HDBSCAN begins by transforming similarity scores (1st panel) into distances (2nd panel) and constructing a robust single-linkage tree, which reorders units so that similar units lie close to one another (3rd and 4th panels). It then extracts clusters from the tree based on cluster stability (the white dashed boxes indicate clusters). Units from the same neuron form distinct blocks in the distance matrix (4th panel) and distinct clusters in the UMAP projection, which supports the clustering-based view of the problem.

Weight optimization

Another challenge is deciding how much each metric should matter. These metrics are not equally informative, and the importance of a given feature may vary across animals, brain regions, electrode types, and other factors. It is therefore important to determine the best weights for each dataset. Starting from equal weights (see weighted similarity for details), HDBSCAN already gives us a useful first split between matches and nonmatches. When the similarity scores are plotted in a 2-dimensional subspace, matches and nonmatches form distinct clusters (blue and black points).

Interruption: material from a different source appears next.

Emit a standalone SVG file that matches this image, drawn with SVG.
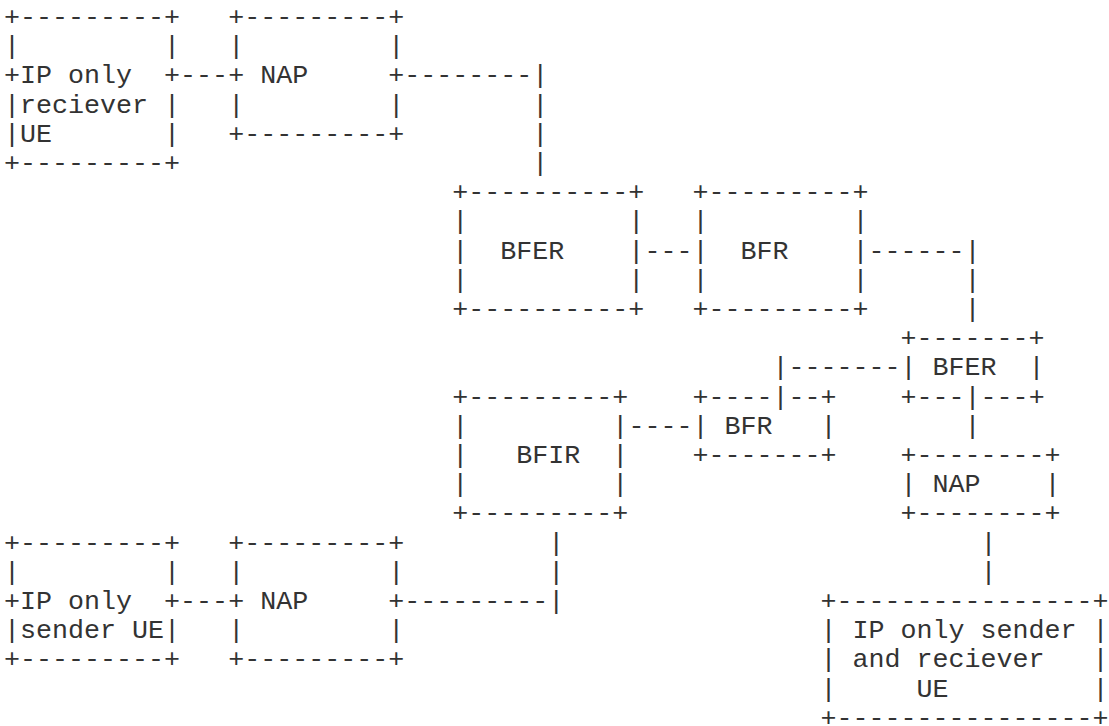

To estimate the importance, or weight, of each metric, we use linear discriminant analysis (LDA), which finds a one-dimensional projection that maximizes separation between matches and nonmatches. Because unmatched pairs greatly outnumber matched pairs, only spatially close unit pairs (within 100 μm in the \(y\) position by default) are included. This analysis is performed using MATLAB’s fitcdiscr function. The LDA model assumes that similarity scores for matched and unmatched pairs follow multivariate Gaussian distributions with identical covariance matrices. It then generates a hyperplane that maximizes separation between the two classes. The coefficients of the hyperplane’s normal vector serve as weights for building a single optimized similarity score, reflecting the relative importance of each feature. Projecting the data onto this one-dimensional vector maximizes the separation between matches and nonmatches. We then use the weights from that projection to compute the final similarity scores. Finally, the updated similarity matrix provided by LDA is used in the next round of clustering. In addition, the hyperplane defines a similarity threshold (the red dashed line), which becomes useful in the later curation step.

The initial clustering rounds identify the matches that seed motion correction. To minimize false positives, these matches must also satisfy the LDA decision boundary. The final clustering round generates the output results, followed by the auto-curation step.

Iterative clustering algorithm

Because HDBSCAN benefits from refined similarity scores, and LDA in turn benefits from accurate cluster labels, DANT uses an iterative algorithm that lets the two improve each other step by step. This process helps prioritize the most informative features for each dataset when determining unit similarity across sessions.

At the start of the algorithm, weights are initialized equally across all selected features. Clustering and weight optimization are then performed alternately: HDBSCAN identifies unit clusters based on the current weights, and LDA refines those weights based on the resulting clusters. This back-and-forth refinement produces stable, biologically consistent results that are more robust than what a single-pass approach can usually deliver.

To ensure efficient convergence, the algorithm monitors changes in feature weights across successive iterations. Once the weight updates fall below the threshold specified by weight_tol (see here for details), the algorithm stops. This convergence-based approach allows the process to continue until the clustering results have stabilized while avoiding unnecessary computation. A maximum of 10 iterations is maintained as a secondary safeguard (see here for details on modifying this limit).

DANT runs this iterative clustering multiple times, both before and after motion correction (see iterative motion correction for details), so the clustering can benefit from each improvement in alignment. After motion correction, the weight of the waveform feature increases in nearly all datasets, highlighting the improved reliability of motion-corrected waveforms for neuron tracking.